The chancellor revised Britain’s growth forecasts downward from 2.4 to 2 percent for 2016 and from 2.5 to 2.2 percent for 2017, blaming a “dangerous cocktail of risks” in the global economy.

“Our economy is strong, but the storm clouds are gathering again,” he said.

As a result, Osborne admitted that he would not meet his promise to shrink the debt as a percentage of gross domestic product this year.

It is the nth time Osborne has relaxed his fiscal targets and a reminder that he “is not quite the state-slasher of legend,” argues Matthew d’Ancona in The Guardian.

Center ground

The chancellor’s budget speech on Wednesday was a center-right one, according to d’Ancona, “not a love letter to the Tory right.”

This chancellor understands that his party’s electoral future lies in the center ground vacated by Jeremy Corbyn. Were he to succeed [Prime Minister David] Cameron, the Conservatives would plant their standard squarely in that terrain.

Osborne has rejected suggestions from the right to pursue a more uncompromising policy even as Labour’s lurch to the left under Corbyn might allow it to do so.

Conservatives have a “big responsibility to represent the working people of Britain on the center ground of British politics,” he said last year, perhaps with an eye to the long term.
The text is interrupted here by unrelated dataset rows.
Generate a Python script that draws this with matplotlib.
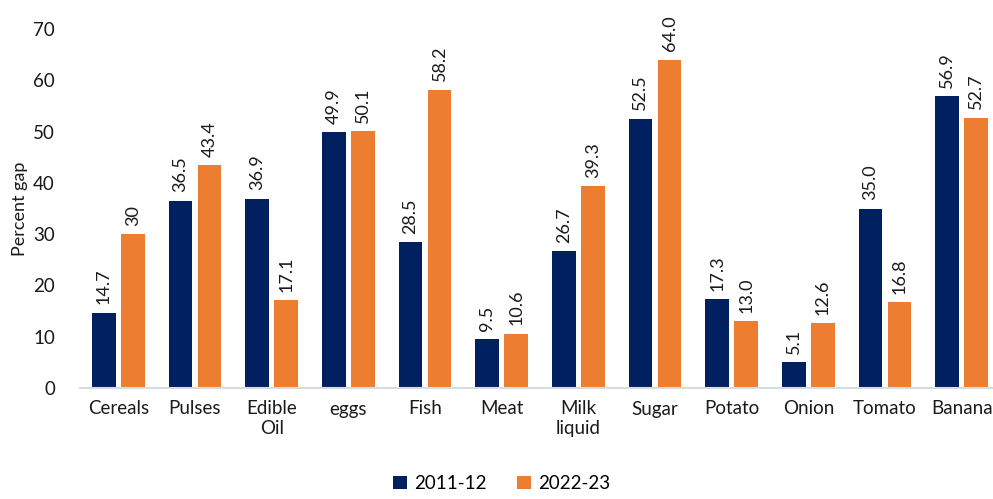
import matplotlib
matplotlib.use("Agg")
import matplotlib.pyplot as plt
import numpy as np

categories = ["Cereals", "Pulses", "Edible\nOil", "eggs", "Fish", "Meat", "Milk\nliquid",
              "Sugar", "Potato", "Onion", "Tomato", "Banana"]
gap_2011 = [14.7, 36.5, 36.9, 49.9, 28.5, 9.5, 26.7, 52.5, 17.3, 5.1, 35.0, 56.9]
gap_2022 = [30.0, 43.4, 17.1, 50.1, 58.2, 10.6, 39.3, 64.0, 13.0, 12.6, 16.8, 52.7]
labels_2011 = ["14.7", "36.5", "36.9", "49.9", "28.5", "9.5", "26.7", "52.5", "17.3", "5.1", "35.0", "56.9"]
labels_2022 = ["30", "43.4", "17.1", "50.1", "58.2", "10.6", "39.3", "64.0", "13.0", "12.6", "16.8", "52.7"]
series_names = ["2011-12", "2022-23"]

plt.rcParams['font.family'] = ['Lato', 'DejaVu Sans']

fig = plt.figure(figsize=(9.93, 4.99), dpi=100)
ax = fig.add_axes([80 / 993, 111 / 499, 920 / 993, 359 / 499])

navy = "#002060"
orange = "#ED7D31"
x = np.arange(len(categories))
w = 0.31
off = 0.19
b1 = ax.bar(x - off, gap_2011, w, color=navy, label=series_names[0])
b2 = ax.bar(x + off, gap_2022, w, color=orange, label=series_names[1])

for bars, labs in ((b1, labels_2011), (b2, labels_2022)):
    for rect, lab in zip(bars, labs):
        ax.annotate(lab, (rect.get_x() + rect.get_width() / 2, rect.get_height()),
                    xytext=(0, 6), textcoords="offset points", rotation=90,
                    ha="center", va="bottom", fontsize=13, color="#1a1a1a")

ax.set_xlim(-0.5, len(categories) - 0.5)
ax.set_ylim(0, 70)
ax.set_yticks(range(0, 71, 10))
ax.set_xticks(x)
ax.set_xticklabels(categories, fontsize=13.5, color="#1a1a1a", linespacing=1.15)
ax.tick_params(axis="y", labelsize=13.5, labelcolor="#1a1a1a", length=0, pad=18)
ax.tick_params(axis="x", length=0, pad=9)
for s in ("top", "right", "left"):
    ax.spines[s].set_visible(False)
ax.spines["bottom"].set_color("#D6DCE4")
ax.spines["bottom"].set_linewidth(1.5)
ax.set_ylabel("Percent gap", fontsize=13, color="#1a1a1a")
ax.yaxis.set_label_coords(-0.057, 0.5)

fig.legend(handles=[b1, b2], loc="lower center", bbox_to_anchor=(0.505, -0.02), ncol=2,
           frameon=False, fontsize=13.5, handlelength=0.75, handleheight=0.75,
           handletextpad=0.4, columnspacing=1.6)

fig.savefig("out.png", dpi=100)
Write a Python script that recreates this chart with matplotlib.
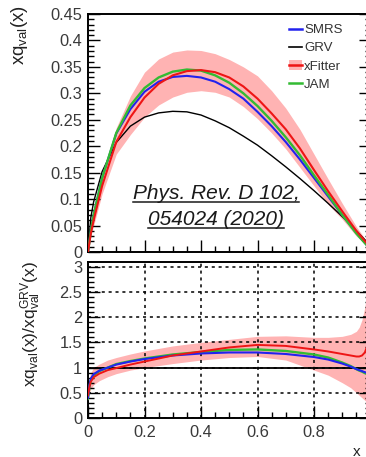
import numpy as np
import matplotlib
matplotlib.use("Agg")
import matplotlib.pyplot as plt
from matplotlib.ticker import MultipleLocator, FuncFormatter
from matplotlib.lines import Line2D
from matplotlib.patches import Patch

plt.rcParams['font.family'] = ['Liberation Sans', 'DejaVu Sans']
plt.rcParams['mathtext.fontset'] = 'custom'
plt.rcParams['mathtext.rm'] = 'Liberation Sans'
plt.rcParams['mathtext.it'] = 'Liberation Sans:italic'

# x grid of the upper panel
x = [0, 0.01, 0.02, 0.05, 0.1, 0.15, 0.2, 0.25, 0.3, 0.35, 0.4, 0.45, 0.5,
     0.55, 0.6, 0.65, 0.7, 0.75, 0.8, 0.85, 0.9, 0.95, 1.0]

smrs = [0, 0.04, 0.07, 0.14, 0.224, 0.27, 0.303, 0.322, 0.331, 0.333, 0.33, 0.322,
        0.308, 0.29, 0.265, 0.238, 0.208, 0.175, 0.14, 0.105, 0.07, 0.036, 0.005]
grv = [0, 0.065, 0.095, 0.152, 0.207, 0.238, 0.255, 0.263, 0.266, 0.265, 0.259,
       0.248, 0.235, 0.219, 0.202, 0.182, 0.161, 0.139, 0.116, 0.092, 0.067, 0.04, 0.012]
xfitter = [0, 0.035, 0.06, 0.125, 0.208, 0.255, 0.292, 0.318, 0.334, 0.342, 0.344,
           0.34, 0.33, 0.313, 0.29, 0.262, 0.232, 0.196, 0.155, 0.115, 0.077, 0.04, 0.008]
jam = [0, 0.04, 0.07, 0.14, 0.225, 0.277, 0.31, 0.33, 0.341, 0.345, 0.343, 0.334,
       0.32, 0.3, 0.276, 0.248, 0.217, 0.183, 0.145, 0.108, 0.07, 0.035, 0.005]
xfitter_hi = [0, 0.04, 0.07, 0.14, 0.235, 0.295, 0.34, 0.365, 0.378, 0.382, 0.381,
              0.375, 0.364, 0.35, 0.333, 0.305, 0.272, 0.232, 0.185, 0.138, 0.092, 0.048, 0.01]
xfitter_lo = [0, 0.03, 0.05, 0.11, 0.185, 0.222, 0.255, 0.278, 0.293, 0.302, 0.305,
              0.302, 0.293, 0.275, 0.252, 0.225, 0.195, 0.16, 0.125, 0.09, 0.062, 0.03, 0.005]

# ratio panel (to GRV)
xr = [0, 0.005, 0.01, 0.02, 0.04, 0.07, 0.1, 0.15, 0.2, 0.3, 0.4, 0.5, 0.6, 0.7,
      0.8, 0.85, 0.9, 0.93, 0.95, 0.96, 0.97, 0.98, 0.99, 1.0]
r_smrs = [0.4, 0.65, 0.78, 0.87, 0.94, 1.0, 1.06, 1.12, 1.17, 1.24, 1.28, 1.30, 1.30,
          1.27, 1.21, 1.16, 1.08, 1.02, 0.97, 0.95, 0.93, 0.91, 0.89, 0.87]
r_jam = [0.38, 0.62, 0.75, 0.85, 0.93, 1.0, 1.07, 1.13, 1.18, 1.26, 1.31, 1.35, 1.36,
         1.33, 1.26, 1.2, 1.1, 1.03, 0.97, 0.94, 0.92, 0.89, 0.87, 0.85]
r_xfitter = [0.45, 0.62, 0.72, 0.81, 0.88, 0.95, 0.99, 1.06, 1.12, 1.24, 1.32, 1.40, 1.45,
             1.43, 1.36, 1.32, 1.27, 1.24, 1.22, 1.22, 1.24, 1.3, 1.45, 1.6]
r_hi = [0.5, 0.8, 0.9, 1.0, 1.07, 1.15, 1.2, 1.27, 1.33, 1.43, 1.5, 1.56, 1.62, 1.63,
        1.6, 1.6, 1.62, 1.66, 1.72, 1.8, 1.95, 2.2, 2.6, 3.0]
r_lo = [0.4, 0.5, 0.58, 0.66, 0.74, 0.82, 0.88, 0.95, 1.0, 1.08, 1.15, 1.2, 1.22, 1.15,
        0.95, 0.85, 0.7, 0.6, 0.5, 0.45, 0.4, 0.35, 0.3, 0.25]

labels = ['SMRS', 'GRV', 'xFitter', 'JAM']
c_blue, c_red, c_green, c_band = '#2222ee', '#ee1515', '#33bb33', '#ffb3b3'
tick_col = '#3a3a3a'

W, H = 366, 457
fig = plt.figure(figsize=(W / 100, H / 100), dpi=100)
ax1 = fig.add_axes([88 / W, 1 - 252 / H, 282.5 / W, 238 / H])
ax2 = fig.add_axes([88 / W, 1 - 418 / H, 282.5 / W, 156 / H])

fmt = FuncFormatter(lambda v, p: '%g' % round(v, 3))
xfmt = FuncFormatter(lambda v, p: '' if v > 0.99 else '%g' % round(v, 3))


def style_axis(ax):
    for s in ax.spines.values():
        s.set_linewidth(1.4)
    ax.tick_params(which='both', direction='in', right=True, colors='k',
                   labelcolor=tick_col, labelsize=11.8, width=1.0, pad=4.3)
    ax.tick_params(which='major', length=8.5)
    ax.tick_params(which='minor', length=4.3)
    ax.xaxis.set_major_locator(MultipleLocator(0.2))
    ax.xaxis.set_minor_locator(MultipleLocator(0.05))
    ax.set_xlim(0, 1)


# upper panel
ax1.fill_between(x, xfitter_lo, xfitter_hi, color=c_band, lw=0, zorder=1)
ax1.plot(x, grv, color='k', lw=1.0, zorder=3)
ax1.plot(x, smrs, color=c_blue, lw=1.5, zorder=4)
ax1.plot(x, jam, color=c_green, lw=1.7, zorder=4)
ax1.plot(x, xfitter, color=c_red, lw=1.5, zorder=5)
style_axis(ax1)
ax1.set_ylim(0, 0.45)
ax1.yaxis.set_major_locator(MultipleLocator(0.05))
ax1.yaxis.set_minor_locator(MultipleLocator(0.01))
ax1.yaxis.set_major_formatter(fmt)
ax1.tick_params(labelbottom=False)
ax1.set_ylabel(r'$\mathregular{xq_{val}(x)}$', fontsize=13.5, color='#222222')
ax1.yaxis.set_label_coords(-0.205, 0.91)

handles = [Line2D([], [], color=c_blue, lw=1.8),
           Line2D([], [], color='k', lw=1.2),
           (Patch(facecolor=c_band, lw=0), Line2D([], [], color=c_red, lw=1.8)),
           Line2D([], [], color=c_green, lw=1.8)]
ax1.legend(handles, labels, loc='upper left',
           bbox_to_anchor=(289 / W, 1 - 24 / H), bbox_transform=fig.transFigure,
           frameon=False, fontsize=9.5, handlelength=1.0, handletextpad=0.15,
           labelspacing=0.45, borderpad=0, borderaxespad=0, labelcolor='#333333')

# reference note, underlined
t1 = fig.text(216 / W, 1 - 199 / H, 'Phys. Rev. D 102,', fontsize=15, style='italic',
              ha='center', va='baseline', color='#1a1a1a')
t2 = fig.text(216 / W, 1 - 225 / H, '054024 (2020)', fontsize=15, style='italic',
              ha='center', va='baseline', color='#1a1a1a')

# lower panel
ax2.fill_between(xr, r_lo, r_hi, color=c_band, lw=0, zorder=1)
ax2.grid(True, which='major', color='k', linestyle=(0, (2, 2.5)), lw=1.1, zorder=2)
ax2.axhline(1, color='k', lw=1.3, zorder=3)
ax2.plot(xr, r_jam, color=c_green, lw=1.7, zorder=4)
ax2.plot(xr, r_smrs, color=c_blue, lw=1.5, zorder=4)
ax2.plot(xr, r_xfitter, color=c_red, lw=1.4, zorder=5)
style_axis(ax2)
ax2.set_ylim(0, 3.095)
ax2.yaxis.set_major_locator(MultipleLocator(0.5))
ax2.yaxis.set_minor_locator(MultipleLocator(0.1))
ax2.yaxis.set_major_formatter(fmt)
ax2.xaxis.set_major_formatter(xfmt)
ax2.tick_params(axis='x', pad=5)
ax2.set_ylabel(r'$\mathregular{xq_{val}(x)/xq_{val}^{GRV}(x)}$', fontsize=12.5,
               color='#222222')
ax2.yaxis.set_label_coords(-0.16, 0.6)
ax2.set_xlabel('x', fontsize=11, color='#222222')
ax2.xaxis.set_label_coords(0.952, -0.17)

fig.canvas.draw()
r = fig.canvas.get_renderer()
for t in (t1, t2):
    bb = t.get_window_extent(r).transformed(fig.transFigure.inverted())
    _, yb = t.get_position()
    yl = yb - 3 / H
    fig.add_artist(Line2D([bb.x0, bb.x1], [yl, yl], color='#1a1a1a', lw=1.1,
                          transform=fig.transFigure))

fig.savefig('out.png', dpi=100)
In another speech, he called on other Conservatives to persuade help Labour voters the party is on their side.

“They want security and opportunity, but they didn’t quite feel able to put their trust in us,” he said. “We’ve got to understand their reservations.”

Osborne may be more of a liberal than a conservative and is, with Cameron, the co-architect of the “modernization” project that tempered the Tories’ right-wing instincts and helped them win back a parliamentary majority last year for the first time in two decades.

Mix

Osborne has since outflanked Labour from the left by introducing a £9 hourly minimum wage and raising the income tax threshold, taking the lowest paid out of tax altogether.

But Osborne also announced an additional £35 billion in welfare savings last summer that are bound to affect many at the bottom of the wage scale. Among the measures are a freeze in most working-age benefits and disqualifying Britons under the age of 21 from housing subsidies.